Of course I can look up any words I don’t know in a dictionary, or ask a native speaker, if one is available, and this is fine for isolating languages like Mandarin as you can just stick the words in the appropriate place in your sentence, as long as you know that place. In synthetic languages like Czech and Russian though, you have to apply the appropriate inflections to the words, at least you do if you want to speak and write them correctly and to be understood, as I do.

So I think I need to do a lot more practise making my own sentences in the languages I’m working on – currently Czech and Breton. I could start with simple sentences from my language courses and other sources and change and/or add bits. For example, a simple sentence from my Czech course (Colloquial Czech) is Jsem student (I’m a student). I could change the person of the verb: Jsi student (You are a student), the number: Jsme studenti (We are students), or the tense: Byli jsme studenti (We were students). I could change the noun: Jsem lingvista (I’m a linguist), and add over words to the sentence: Jsem líný lingvista (I’m a lazy linguist), Jsem líný lingvista z Anglie (I’m a lazy linguist from England).

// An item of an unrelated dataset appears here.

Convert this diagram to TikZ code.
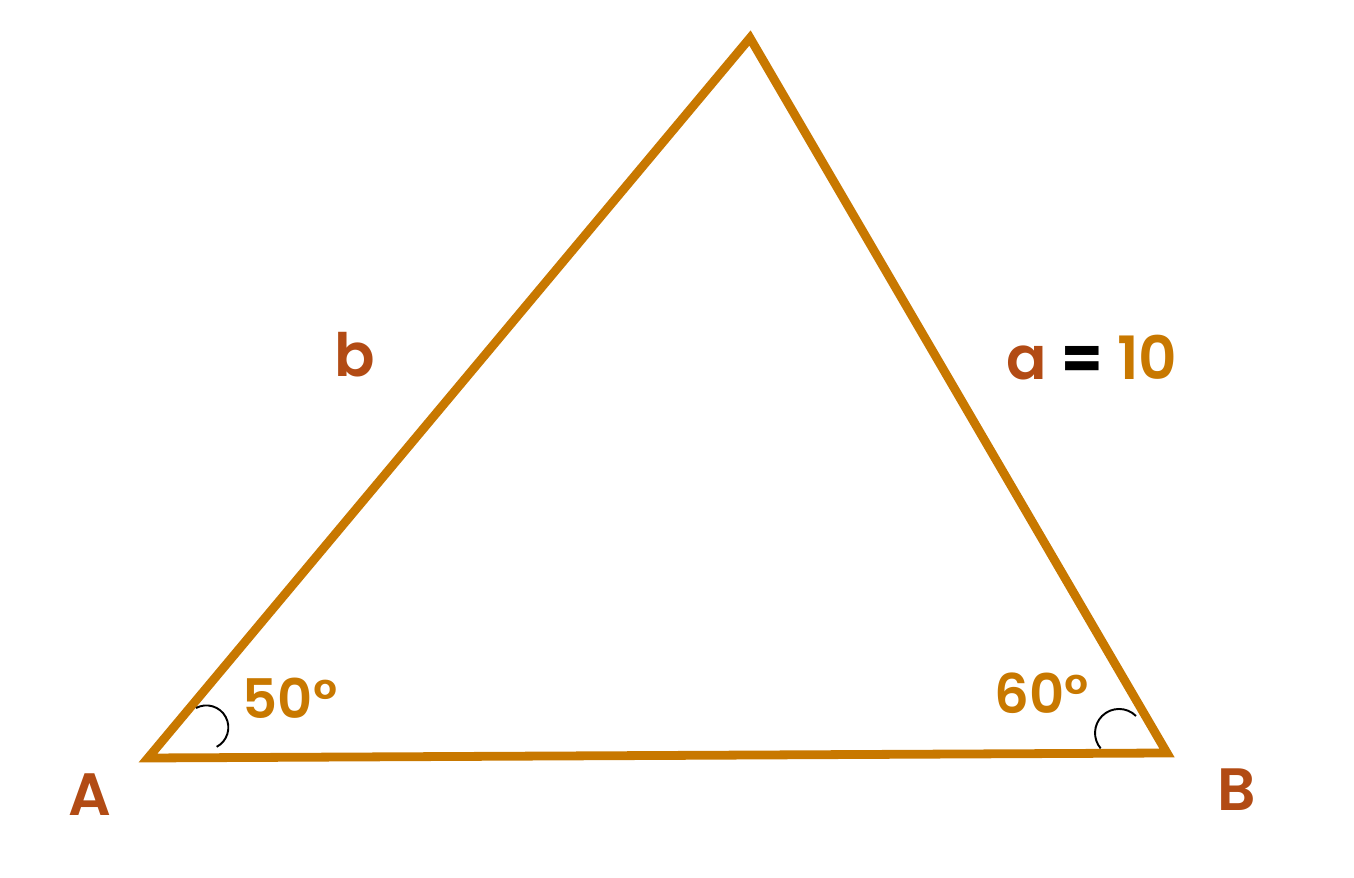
\documentclass[tikz,border=0pt]{standalone}
\usepackage{fontspec}
\setmainfont{Poppins}[UprightFont={* SemiBold}, BoldFont={* Bold}]
\usepackage{xcolor}
\usetikzlibrary{positioning}
\definecolor{ochre}{RGB}{200,120,0}
\definecolor{rust}{RGB}{178,75,20}

\begin{document}
\begin{tikzpicture}[
    side/.style={draw=ochre, line width=5pt},
    anglemark/.style={draw=black, line width=1.1pt},
    vertex/.style={text=rust, font=\fontsize{34}{40}\selectfont},
    anglelabel/.style={text=ochre, font=\fontsize{31}{36}\selectfont}
]
\useasboundingbox (0,0) rectangle (27.08,17.56);

\coordinate (A) at (2.96,2.40);
\coordinate (B) at (23.34,2.50);
\coordinate (C) at (15.00,16.80);

\draw [side] (A) -- (B) -- (C) -- cycle;

\draw [anglemark] (3.92,3.40) arc [start angle=118, end angle=-62, radius=0.44cm];
\draw [anglemark] (22.72,3.24) arc [start angle=45, end angle=220, radius=0.48cm];

\node [vertex] (labA) at (1.80,1.66) {A};
\node [vertex] (labB) at (24.74,1.76) {B};
\node [vertex] (sideb) at (7.10,10.46) {b};
\node [vertex] (sidea) at (21.84,10.40) {a \textcolor{black}{\bfseries =} \textcolor{ochre}{10}};

\node [anglelabel] (angA) at (5.80,3.60) {50°};
\node [anglelabel] (angB) at (20.84,3.70) {60°};

\end{tikzpicture}
\end{document}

I can check these sentences by searching for them in Google to see if anyone else has used them, or something similar. That’s also a good way to find texts related to what you’re writing / talking about.

It’s probably best to start with simple sentences, and once I can construct them fairly well, I could try linking them together. Another exercise that might be useful is to take a paragraph in one of the languages I’m learning and to focus on one particularly type of word – nouns, verbs, adjectives, etc. I could just try to identify each type, or change things – for example, the tense of the verbs.

Do you do anything similar when learning languages?

This post was inspired by a video on the FluentCzech channel on YouTube which discusses a similar way to learn languages – constructing simple sentences in your L2, translating them to your L1, then back to your L2.